Rosh HaShanah Message 5782
Originally shared with the SJCS community in September 2021 to mark Rosh HaShanah 5782
ראש השנה - Rosh HaShanah - The “Head of the Year” stands apart from other Jewish celebrations in meaningful ways. Unlike nearly all of our special occasions – those rooted in the Torah and those added later – it has no particular association with Biblical or historical events or with the agriculture cycle. The holiday falls, according to the traditional Hebrew calendar, on the first day of the seventh month, an idiosyncratic choice for marking the start of a new year. Adding to this peculiarity, the festival comes just before the culmination of the fall harvest in the northern hemisphere, not a time when people tied to the land start afresh. While the Torah does direct Jews to set aside this day as a time for coming together, abstaining from work, and sounding horns, it makes no reference to the start of a new year nor does it directly associate the few activities it mentions with repentance or forgiveness, even as it does identify the tenth day of the seventh month as the Day of Atonement.
Historical evidence suggests that Ancient Israelites could have adopted the association with the “new year” from the Babylonians during the period of exile between the destruction of the first temple and the subsequent return to Judea, though the first uses of the title "Rosh HaShanah" in Jewish texts only appear seven centuries later, in Rabbinic literature written after the destruction of the second temple. We do know that the names we use for the Hebrew months come from the Babylonian and that the Babylonians engaged in significant celebrations of the “new year” twice in their annual calendar, during the first and seventh months. Even as Jews seem to have drawn inspiration from the people amongst whom they lived, they also made this occasion their own, developing extensive liturgies and customs over centuries and assigning meanings to all of these practices that we have come to regard as distinctly Jewish.
We are, thus, about to undertake a celebration with its own special mix of the universal and the particular. Once the Rabbis did identify the first day of the seventh month – which the Babylonians called תשרי - Tishrei – as the start of a new year, they also suggested that it marked the day when the world was created, a universal commemoration rather than one tied to the particular experiences of the Ancient Israelites. Core prayers Jews have recited for centuries on our “high” holidays refer to all people, and core themes of taking stock, making amends, experiencing awe, honoring transcendence, and treating others charitably push against particularism. At the same time, we do set aside these days for coming together in our own places of worship – as public health circumstances allow -- for celebrating the Jewish new year in our own ways, for reading from our own ancient texts, and for maintaining our own practice of blowing a ram’s horn in our own distinctive ways, just as the Torah ordained.
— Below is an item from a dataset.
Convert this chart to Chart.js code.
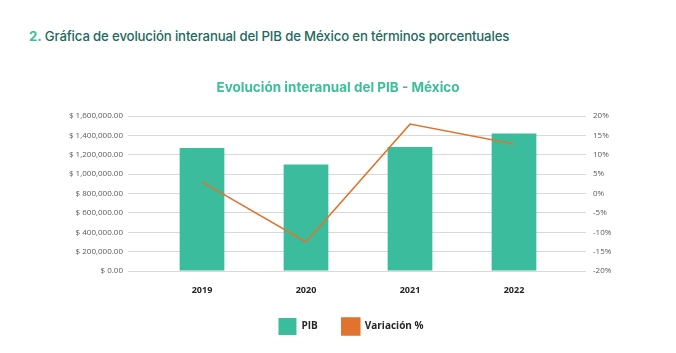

As we re-engage at the start of the school year in the glorious enterprise of transmitting to the next generation, we honor this balance of universalism and particularism – not just on these days, but on all days. Not just in these times when the whole planet is focused on the same defined and dreadful worries, but at all times. We instill in our children a strong sense of identity and sturdy bonds of community, connecting them to profound wisdom and to timeless traditions. We also look with them to the future and to the righteous possibilities it could yet hold, in the very best spirit of the time and place where we live. Finally, we foster in our students universal values and universal concerns with faith that – bringing all of these pieces together – they will meet the challenges and opportunities of their times and work to make our world a better place, just as we strive to do.
Laurie, Margi, and Rani join me in wishing all of you a happy, healthy, and fulfilling new year, a year when we will all draw inspiration from the beauty and wisdom of our heritage; from our region’s powerful faith that we can pursue the work of achieving social justice broadly; and from the aspirations for peace, physical well-being, justice, lovingkindness, and mutual respect that we share with all of humanity.
I am so very excited to be present when the SJCS community comes back together, in person, after the holiday!
שנה טובה ורגילה - Shana Tova u’Rigilah – With wishes for a good and normal year!